In 1981 he and two relatives shot dead Avraham Bromberg, an Israeli soldier whom Maher knew from secondary school. Arrested two years after the killing, Maher was given a life sentence that was reduced last year to 40 years after his family's successful appeal for leniency to Israel's High Court of Justice.

Maher's family declined to discuss his motivation for conspiring in the attack. But they expressed bitterness about those who asked him to carry it out - officials in the Palestine Liberation Organisation (PLO), they said, many of whom now serve in positions of power in the West Bank's Palestinian Authority.

"People like Maher were used like pawns, and then they were left with all the blame and the suffering," Mrs Younis said after remarking that PLO members caught up in violence against Israelis very rarely, if ever, have been forced to serve jail sentences as long as her son's.

Coupled with this frustration, the family cited another potential obstacle to Maher's release: their Israeli citizenship.

Neither Maher nor any of the other 13 Palestinian-Arab citizens of Israel among the prisoners to be set free over the next nine months appeared on the list of 26 inmates scheduled to be released yesterday, which has aroused not just the suspicions of the Younis family.

"I think this issue is something that has to do with political reasons," said Sahar Francis, director the Addameer Prisoner Society, a Jerusalem-based, non-governmental organisation that focuses on Palestinian prisoners.

"In previous exchanges, Israeli leaders released prisoners who were Israeli citizens."

That includes Sami Younis, 84, who was convicted for ordering Maher and his cousin, Karim, to kill Bromberg back in 1981.

Younis, a long-time member of the PLO, was released two years ago as part of the 1,027 prisoners exchanged for an Israeli soldier, Gilad Shalit, who was held for over five years by the Palestinian Hamas movement that runs the Gaza Strip.

Israeli officials reportedly have been reluctant to negotiate the release of Arab citizens with the PLO, which does not have any remit inside Israel.

Writing last month in the Al Monitor news website, Shlomi Eldar, an Israeli journalist, reported that public opposition in Israel to setting free prisoners implicated in attacking Israelis also persuaded Benjamin Netanyahu, the prime minister, and his cabinet to exclude Arab citizens in today's release.

For Maher's older brother, Nader, 58, a businessman in Ara, this issue not only has raised concern that their release may never happen.
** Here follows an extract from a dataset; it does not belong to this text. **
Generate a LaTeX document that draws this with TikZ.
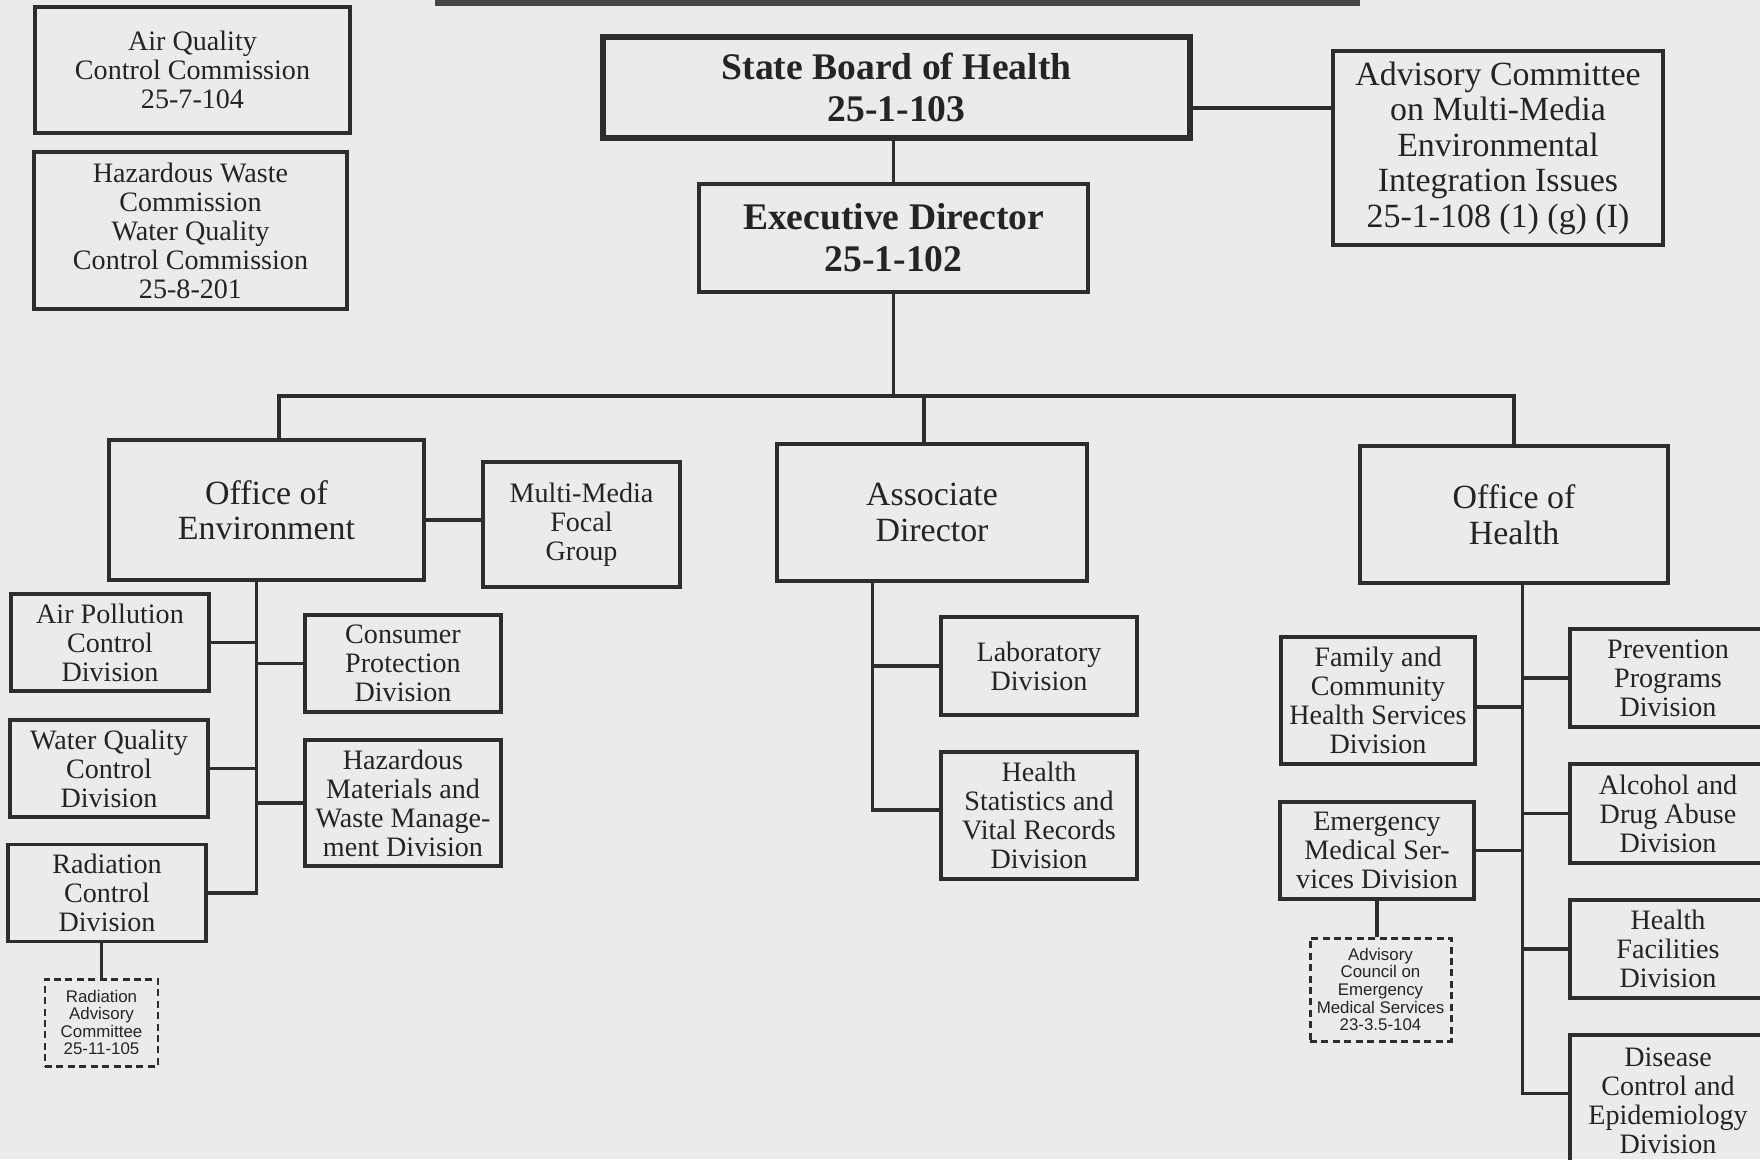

It also has aggravated long-standing grievances concerning racism.

Nader criticised the treatment of his brother and other Arab citizens of Israel who are imprisoned under security-related circumstances. He alleged that they are denied the right to phone calls, emergency family visits and other privileges afforded Jewish prisoners such as Ami Popper, who murdered seven Arabs in 1990 at a bus stop in the Israeli city of Rishon LeZion.

"Even in prison, we're discriminated against," said Nader, who ticked off a litany of complaints about Israel's institutionalised discrimination of its Arab citizens.

But for Maher's mother, all other issues are secondary to having him home again.

"Every era in history is defined by certain characteristics, and the era we live in now is one where we are trying to negotiate peace instead of fighting," she said. "So why don't we promote peace by letting me have my son back?

"I'm already an old woman who was forced to watch her son grow old in a jail cell."